GOAL
Leave out the pictures, and write out exactly the lines from the beginning of the material to the line holding "W, H = 2069, 1056", that line included, and nothing else.

DATASET EXCERPT

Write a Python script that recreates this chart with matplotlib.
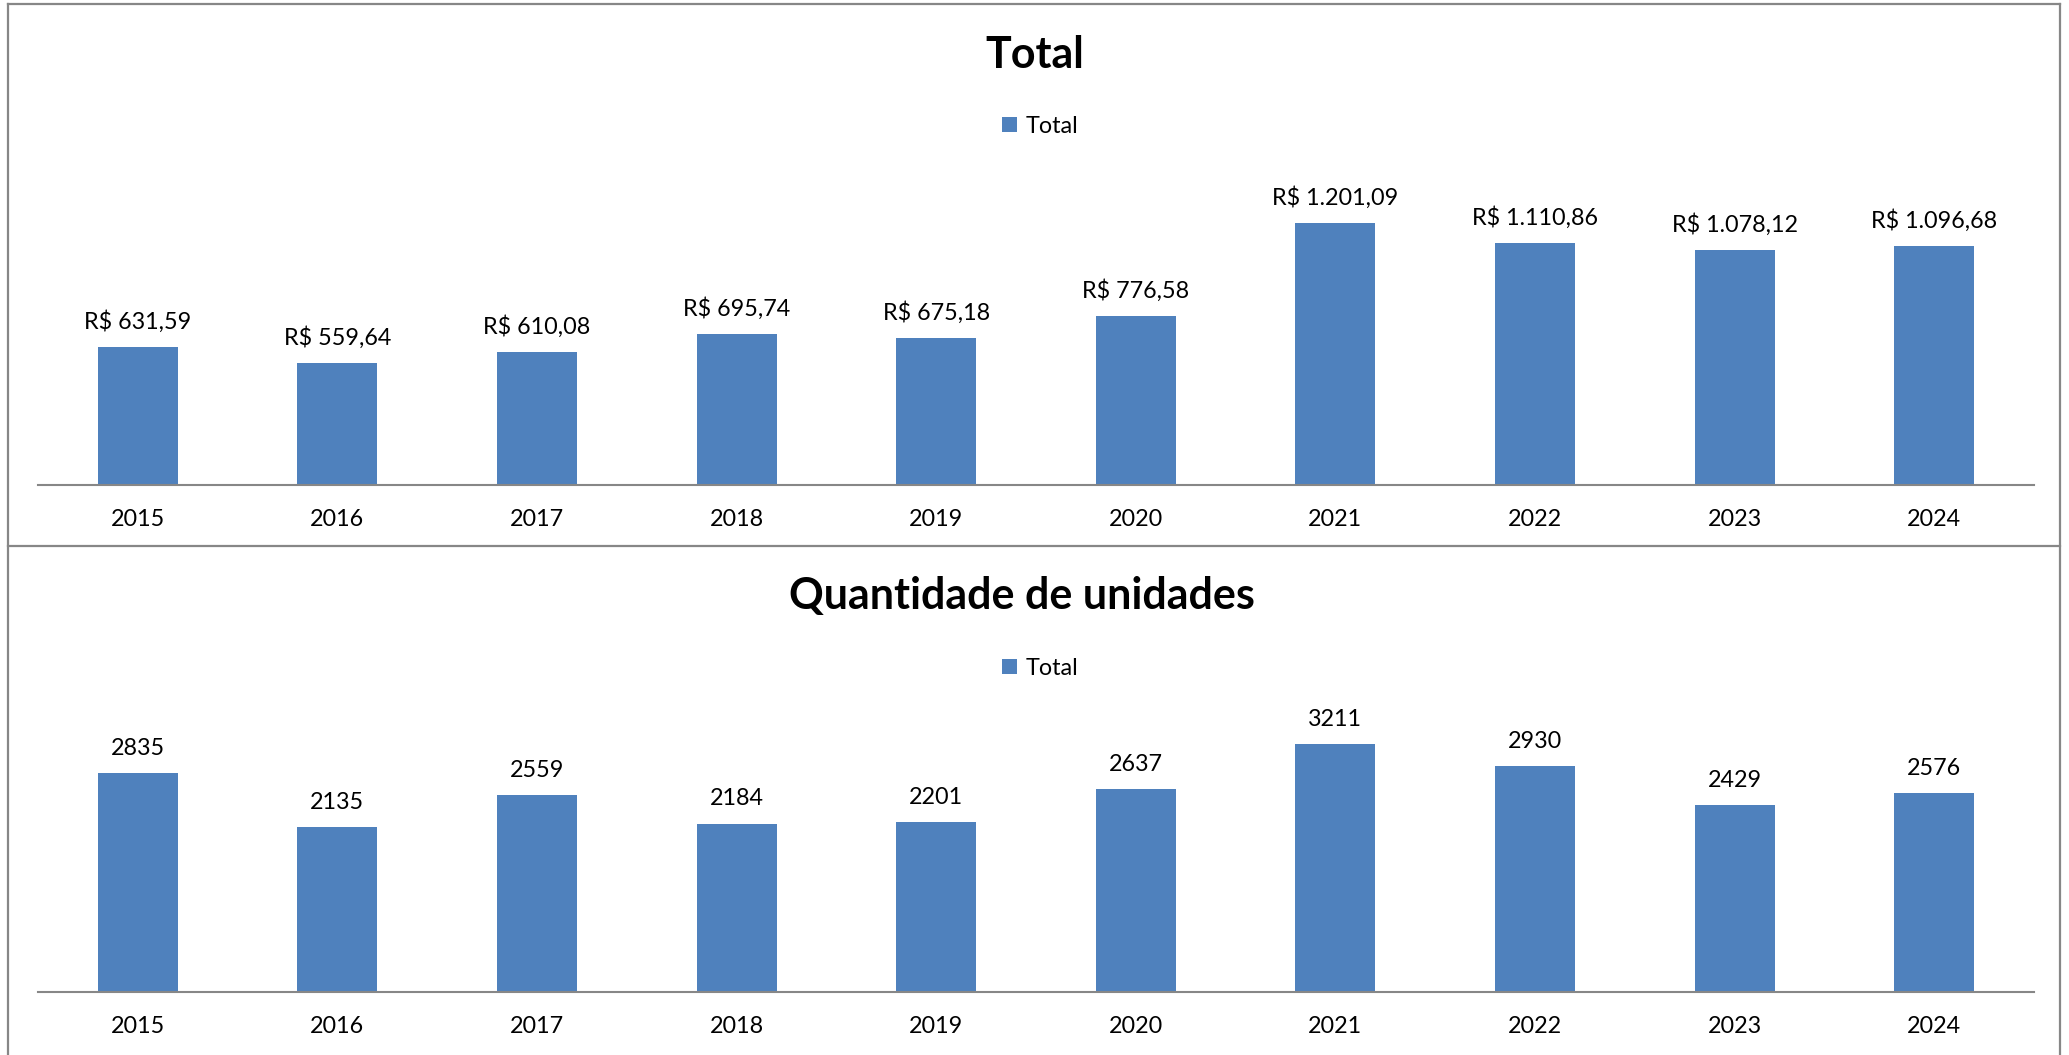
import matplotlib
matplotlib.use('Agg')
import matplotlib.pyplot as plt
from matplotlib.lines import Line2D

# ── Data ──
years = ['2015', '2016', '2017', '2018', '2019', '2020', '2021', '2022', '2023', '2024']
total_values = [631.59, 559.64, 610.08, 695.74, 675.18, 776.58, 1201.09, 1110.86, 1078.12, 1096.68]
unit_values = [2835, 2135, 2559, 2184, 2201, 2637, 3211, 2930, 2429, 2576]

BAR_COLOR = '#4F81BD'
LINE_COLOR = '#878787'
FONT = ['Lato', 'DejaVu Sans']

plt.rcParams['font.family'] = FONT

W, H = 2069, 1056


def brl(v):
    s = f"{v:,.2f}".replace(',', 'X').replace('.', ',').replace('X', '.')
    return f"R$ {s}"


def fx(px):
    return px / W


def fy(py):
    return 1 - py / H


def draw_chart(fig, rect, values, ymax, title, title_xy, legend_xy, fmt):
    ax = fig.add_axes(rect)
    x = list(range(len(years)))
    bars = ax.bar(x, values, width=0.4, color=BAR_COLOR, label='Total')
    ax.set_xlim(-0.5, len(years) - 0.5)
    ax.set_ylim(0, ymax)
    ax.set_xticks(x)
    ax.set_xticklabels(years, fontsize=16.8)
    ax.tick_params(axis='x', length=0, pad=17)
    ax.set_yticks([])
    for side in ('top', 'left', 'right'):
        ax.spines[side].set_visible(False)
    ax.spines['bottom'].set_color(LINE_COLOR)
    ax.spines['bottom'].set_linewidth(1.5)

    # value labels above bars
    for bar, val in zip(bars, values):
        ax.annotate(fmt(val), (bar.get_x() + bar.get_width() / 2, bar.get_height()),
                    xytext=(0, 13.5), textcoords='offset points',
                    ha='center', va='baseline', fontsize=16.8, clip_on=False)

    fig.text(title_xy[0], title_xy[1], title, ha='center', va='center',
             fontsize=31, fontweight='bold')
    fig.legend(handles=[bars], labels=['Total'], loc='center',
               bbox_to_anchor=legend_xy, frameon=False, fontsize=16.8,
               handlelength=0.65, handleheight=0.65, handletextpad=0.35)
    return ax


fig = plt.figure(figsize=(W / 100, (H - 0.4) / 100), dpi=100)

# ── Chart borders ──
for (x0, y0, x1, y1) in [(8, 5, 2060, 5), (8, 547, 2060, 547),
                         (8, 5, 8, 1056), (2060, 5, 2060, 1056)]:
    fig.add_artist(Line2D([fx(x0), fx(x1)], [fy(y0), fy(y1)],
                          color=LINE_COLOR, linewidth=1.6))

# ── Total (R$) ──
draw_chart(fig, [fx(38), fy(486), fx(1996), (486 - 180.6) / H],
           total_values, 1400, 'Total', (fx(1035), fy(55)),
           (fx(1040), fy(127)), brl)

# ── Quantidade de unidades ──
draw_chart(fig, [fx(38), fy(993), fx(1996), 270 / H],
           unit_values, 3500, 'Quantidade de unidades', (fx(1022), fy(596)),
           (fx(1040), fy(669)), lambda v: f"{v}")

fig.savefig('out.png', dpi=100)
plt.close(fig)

CORRECT ANSWER
Write a Python script that recreates this chart with matplotlib.
import matplotlib
matplotlib.use('Agg')
import matplotlib.pyplot as plt
from matplotlib.lines import Line2D

# ── Data ──
years = ['2015', '2016', '2017', '2018', '2019', '2020', '2021', '2022', '2023', '2024']
total_values = [631.59, 559.64, 610.08, 695.74, 675.18, 776.58, 1201.09, 1110.86, 1078.12, 1096.68]
unit_values = [2835, 2135, 2559, 2184, 2201, 2637, 3211, 2930, 2429, 2576]

BAR_COLOR = '#4F81BD'
LINE_COLOR = '#878787'
FONT = ['Lato', 'DejaVu Sans']

plt.rcParams['font.family'] = FONT

W, H = 2069, 1056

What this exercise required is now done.